What do you do with land is so radioactive, you can’t live on it? Build a solar array.

Earlier this year, the Ukrainian government teased the idea of repurposing some of the roughly 400 square miles of radioactive land around the Chernobyl nuclear disaster site for a huge solar farm. Now, the plan’s snagged Chinese energy behemoth Golden Concord Holdings Limited (GCL).

The clean-energy company has signed up to develop a 1GW photovoltaic power plant in the Chernobyl exclusion zone. The plant will produce an equivalent amount of power as two coal-fueled plants, roughly enough energy to power 750,000 homes.

The site, with its large swath of unusable space and existing power infrastructure, is oddly perfect for a large solar array. “Its cheap land and abundant sunlight constitute a solid foundation for the project,” said Ostap Semerak, Ukraine’s minister of environment and natural resources, in a statement. “In addition, the remaining electric transmission facilities are ready for reuse.”

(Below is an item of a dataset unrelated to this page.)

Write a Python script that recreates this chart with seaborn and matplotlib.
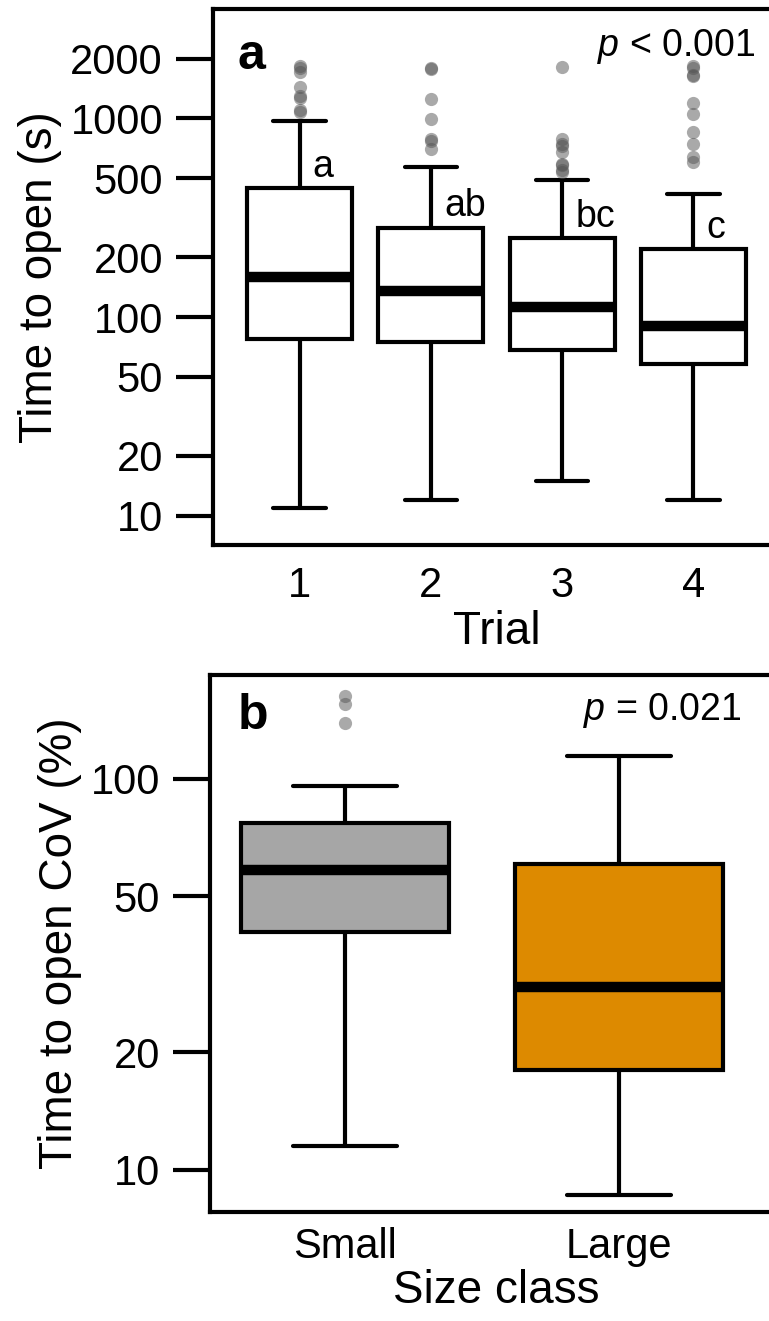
import numpy as np
import pandas as pd
import matplotlib
matplotlib.use("Agg")
import matplotlib.pyplot as plt
import seaborn as sns

# panel a: time to open (s) for each trial
trial_labels = ["1", "2", "3", "4"]
trial1 = [11, 18, 25, 31, 38, 44, 50, 57, 63, 68, 73, 78, 85, 92, 100, 108,
          116, 124, 132, 140, 148, 154, 160, 180, 200, 225, 250, 280, 310,
          340, 370, 400, 425, 444, 520, 700, 975, 1080, 1100, 1270, 1290,
          1430, 1720, 1800, 1830]
trial2 = [12, 19, 26, 33, 40, 46, 52, 58, 63, 68, 72, 75, 80, 86, 92, 98,
          104, 110, 116, 122, 127, 131, 135, 145, 155, 165, 176, 188, 200,
          215, 232, 250, 268, 282, 330, 400, 480, 569, 705, 770, 790, 990,
          1245, 1780, 1800]
trial3 = [15, 21, 27, 33, 39, 44, 49, 54, 58, 62, 65, 68, 72, 76, 80, 84,
          88, 92, 96, 100, 104, 108, 113, 120, 128, 137, 147, 158, 170, 184,
          200, 216, 232, 249, 380, 491, 540, 550, 580, 590, 677, 730, 740,
          783, 1815]
trial4 = [12, 17, 22, 27, 32, 37, 41, 45, 49, 52, 55, 58, 61, 64, 67, 70,
          73, 76, 79, 82, 85, 88, 90, 96, 103, 111, 120, 130, 142, 155, 170,
          186, 203, 220, 416, 600, 640, 740, 850, 1050, 1190, 1640, 1660,
          1800, 1830]
sig_letters = ["a", "ab", "bc", "c"]

# panel b: coefficient of variation (%) by size class
size_labels = ["Small", "Large"]
cov_small = [11.5, 20, 27, 33, 37, 40.5, 45, 49, 53, 56, 58.3, 62, 66, 70,
             74, 76.9, 85, 96, 139, 155, 163]
cov_large = [8.6, 11, 13, 15, 17, 18, 20, 22.5, 25, 27.5, 29.3, 33, 38, 44,
             52, 60.4, 68, 78, 88, 100, 114]
size_colors = ["#a6a6a6", "#dd8a00"]

sns.set_style("ticks")
plt.rcParams["font.family"] = ["Liberation Sans", "DejaVu Sans"]
plt.rcParams["mathtext.fontset"] = "custom"
plt.rcParams["mathtext.it"] = "Liberation Sans:italic"
plt.rcParams["mathtext.rm"] = "Liberation Sans"
plt.rcParams["text.color"] = "black"
plt.rcParams["axes.labelcolor"] = "black"
plt.rcParams["xtick.color"] = "black"
plt.rcParams["ytick.color"] = "black"
plt.rcParams["axes.edgecolor"] = "black"

df_a = pd.DataFrame({
    "trial": np.repeat(trial_labels, [len(t) for t in (trial1, trial2, trial3, trial4)]),
    "time": trial1 + trial2 + trial3 + trial4,
})
df_b = pd.DataFrame({
    "size": np.repeat(size_labels, [len(cov_small), len(cov_large)]),
    "cov": cov_small + cov_large,
})

lw = 3
box_kws = dict(
    linecolor="black", linewidth=lw, saturation=1,
    medianprops=dict(linewidth=7.5, solid_capstyle="butt"),
    whiskerprops=dict(linewidth=lw),
    capprops=dict(linewidth=lw, solid_capstyle="round"),
    flierprops=dict(marker="o", markerfacecolor=(0.33, 0.33, 0.33, 0.5),
                    markeredgecolor="none", markersize=9.5),
)

W, H = 769, 1321
fig = plt.figure(figsize=(W / 100, H / 100), dpi=100)
ax1 = fig.add_axes([213 / W, 1 - 545 / H, (780 - 213) / W, (545 - 9) / H])
ax2 = fig.add_axes([210 / W, 1 - 1212 / H, (782 - 210) / W, (1212 - 675) / H])

# ---- panel a
sns.boxplot(data=df_a, x="trial", y="time", color="white", width=0.8,
            ax=ax1, **box_kws)
ax1.set_yscale("log")
ax1.set_xlim(-0.66, 3.66)
ax1.set_ylim(7.13, 3550)
ax1.set_yticks([10, 20, 50, 100, 200, 500, 1000, 2000])
ax1.set_yticklabels(["10", "20", "50", "100", "200", "500", "1000", "2000"])
ax1.minorticks_off()
ax1.set_xlabel("Trial", fontsize=33, labelpad=3)
ax1.set_ylabel("Time to open (s)", fontsize=33, labelpad=6)
for i, vals in enumerate((trial1, trial2, trial3, trial4)):
    q3 = np.percentile(vals, 75)
    ax1.text(i + 0.1, q3 * 1.28, sig_letters[i], ha="left", va="center",
             fontsize=27)
ax1.text(0.044, 0.888, "a", transform=ax1.transAxes, fontsize=36,
         fontweight="bold", ha="left", va="baseline")
ax1.text(0.956, 0.912, r"$p$ < 0.001", transform=ax1.transAxes, fontsize=27,
         ha="right", va="baseline")

# ---- panel b
sns.boxplot(data=df_b, x="size", y="cov", hue="size", palette=size_colors,
            width=0.76, legend=False, ax=ax2, **box_kws)
ax2.set_yscale("log")
ax2.set_xlim(-0.494, 1.597)
ax2.set_ylim(7.8, 184)
ax2.set_yticks([10, 20, 50, 100])
ax2.set_yticklabels(["10", "20", "50", "100"])
ax2.minorticks_off()
ax2.set_xlabel("Size class", fontsize=33, labelpad=1)
ax2.set_ylabel("Time to open CoV (%)", fontsize=33, labelpad=6)
ax2.text(0.048, 0.9, "b", transform=ax2.transAxes, fontsize=36,
         fontweight="bold", ha="left", va="baseline")
ax2.text(0.93, 0.916, r"$p$ = 0.021", transform=ax2.transAxes, fontsize=27,
         ha="right", va="baseline")

for ax in (ax1, ax2):
    for s in ax.spines.values():
        s.set_linewidth(lw)
        s.set_visible(True)
    ax.tick_params(axis="y", length=27, width=lw, pad=9, labelsize=30)
ax1.tick_params(axis="x", length=0, pad=15, labelsize=30)
ax2.tick_params(axis="x", length=0, pad=11, labelsize=30)

fig.savefig("out.png", dpi=100)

Construction is scheduled to kick off in 2017, with GCL leading the planning and providing panels. Another Chinese company, the state-owned China National Complete Engineering Corporation, will serve as general contractor.

Just last week, the world’s largest moving man-made object—a new radioactivity-containment structure—slid into place above Chernobyl’s corroding sarcophagus.